In the richly diverse world of the London classical music scene can be found musical leviathans that rise up like surfacing whales, and much smaller musical events that dart just below the surface of the city in flashes of iridescent colour. I enjoyed examples of both last week when I attended a mammoth five-hour performance of Wagner's great opera Tristan And Isolde, and a cello recital given in a secret corner of an Inn of Court.

The Wagner was a David Alden revival - part of the final season before the Coliseum is closed down for renovation. The opera began at five, the final curtain going down at 11pm with two intervals in between. Starting a major musical event at 5pm on a weekday in many cities would be a form of suicide - nobody would turn up. My opera companion rushed into the foyer along with another thousand or so people, five minutes before curtain up. Out of the late afternoon sunshine of workday London, we moved into the misty past of medieval Cornwall in western England.

Just as the lights were going down my companion suddenly muttered, 'Oh no, it's the ENO - that means I won't understand a thing.' The English National Opera (ENO) has a policy of translating all librettos into English, so Tristan And Isolde would be singing to each other in English rather than German. My companion's wry comment was a reflection of the fact that the rival Royal Opera House sings in the original with surtitles so every word can be understood.

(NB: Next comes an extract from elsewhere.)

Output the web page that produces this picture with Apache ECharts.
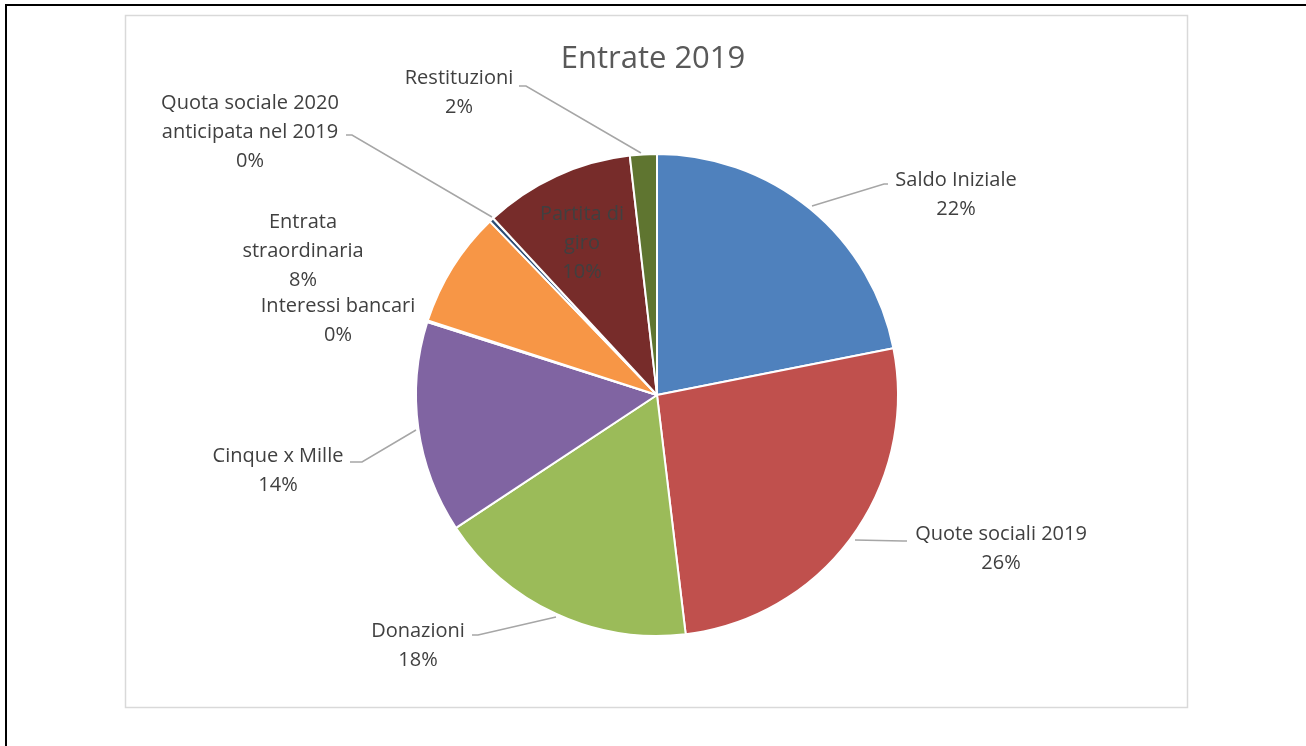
<!DOCTYPE html>
<html>
<head>
<meta charset="utf-8">
<script src="https://cdn.jsdelivr.net/npm/echarts@6/dist/echarts.min.js"></script>
<style>
  html, body { margin: 0; padding: 0; background: #ffffff; }
  #chart { width: 1306px; height: 746px; }
</style>
</head>
<body>
<div id="chart"></div>
<script>
// ---- data ----
const categories = [
  'Saldo Iniziale',
  'Quote sociali 2019',
  'Donazioni',
  'Cinque x Mille',
  'Interessi bancari',
  'Entrata straordinaria',
  'Quota sociale 2020 anticipata nel 2019',
  'Partita di giro',
  'Restituzioni'
];
// share of total (percent)
const values = [21.9, 26.2, 17.6, 14.2, 0.1, 7.8, 0.3, 10.1, 1.8];
// how each category name wraps in its label
const labelNames = [
  'Saldo Iniziale',
  'Quote sociali 2019',
  'Donazioni',
  'Cinque x Mille',
  'Interessi bancari',
  'Entrata\nstraordinaria',
  'Quota sociale 2020\nanticipata nel 2019',
  'Partita di\ngiro',
  'Restituzioni'
];
const titleText = 'Entrate 2019';

// ---- styles / layout ----
const colors = ['#4f81bd', '#c0504d', '#9bbb59', '#8064a2', '#4bacc6', '#f79646', '#2c4d75', '#772c2a', '#5f7530'];
const showLine = [true, true, true, true, false, false, true, false, true];
const labelPos = [
  [956, 195], [1001, 549], [418, 646], [278, 471], [338, 321],
  [303, 251], [250, 132], [582, 243], [459, 93]
];
const linePts = [
  [[812, 206], [884, 184], [888, 184]],
  [[855, 540], [903, 541], [907, 541]],
  [[556, 617], [478, 635], [472, 635]],
  [[416, 430], [362, 462], [350, 462]],
  null,
  null,
  [[492, 217], [352, 135], [346, 135]],
  null,
  [[641, 153], [526, 86], [519, 86]]
];

const FONT = '"Open Sans", "Liberation Sans", sans-serif';

const chart = echarts.init(document.getElementById('chart'), null, { renderer: 'canvas' });

const pieData = categories.map((c, i) => ({
  name: c,
  value: values[i],
  itemStyle: { color: colors[i] },
  labelLine: { show: showLine[i] }
}));

chart.setOption({
  backgroundColor: '#ffffff',
  animation: false,
  graphic: [
    { type: 'rect', shape: { x: 6, y: 5, width: 1400, height: 900 },
      style: { fill: 'none', stroke: '#000000', lineWidth: 2 }, z: 0 },
    { type: 'rect', shape: { x: 125.5, y: 15.5, width: 1062, height: 692 },
      style: { fill: 'none', stroke: '#d9d9d9', lineWidth: 1.5 }, z: 0 }
  ],
  title: {
    text: titleText,
    left: 'center',
    top: 39,
    textStyle: { fontFamily: FONT, fontSize: 31, fontWeight: 'normal', color: '#595959' }
  },
  series: [{
    type: 'pie',
    center: [657, 395],
    radius: 241,
    startAngle: 90,
    clockwise: true,
    avoidLabelOverlap: false,
    itemStyle: { borderColor: '#ffffff', borderWidth: 2 },
    label: {
      show: true,
      position: 'outside',
      fontFamily: FONT,
      fontSize: 20,
      lineHeight: 29,
      color: '#404040',
      align: 'center',
      formatter: p => labelNames[p.dataIndex] + '\n' + Math.round(p.percent) + '%'
    },
    labelLine: {
      show: true,
      lineStyle: { color: '#a6a6a6', width: 1.5 }
    },
    labelLayout: function (params) {
      const i = params.dataIndex;
      const r = { x: labelPos[i][0], y: labelPos[i][1], align: 'center', verticalAlign: 'middle' };
      if (linePts[i]) r.labelLinePoints = linePts[i];
      return r;
    },
    data: pieData
  }]
});
</script>
</body>
</html>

Fortunately the singing was superb and the diction clear. The cast boasted some of the finest British singers with Susan Bullock as a transcendent Isolde and David Rendall as a fine Tristan, and conductor Dietfried Bernet did a wonderful job of drawing us into Wagner's cascading seductive harmonies. Act One ended in a thrilling blaze of orchestra and chorus.

At the end of a long but transcendent evening we compared notes and discovered that we had both understood an impressive 40 per cent of what had been sung. As we strolled home we pondered on how we had both been dissolved in the sublimity of the music and singing and the way time is suspended by great art.

The musical event I attended two nights later was tiny in comparison - a summer concert at The Chapel of Grey's Inn Court. This little chapel is hidden in the courtyard of one of London's four main Inns of Court surrounded by the chambers of some of London's top barristers. The recital by a top class soloist required no tickets and was free. I found myself sitting among a distinguished audience of about 40 barristers listening to Bach's sublime cello Suite No 3 in C major being played by world-famous cellist Raphael Wallfish.

Late afternoon sunlight streamed through the stained glass window and I was as much in the presence of the sublime in this little chapel as I had been at the mighty opera house.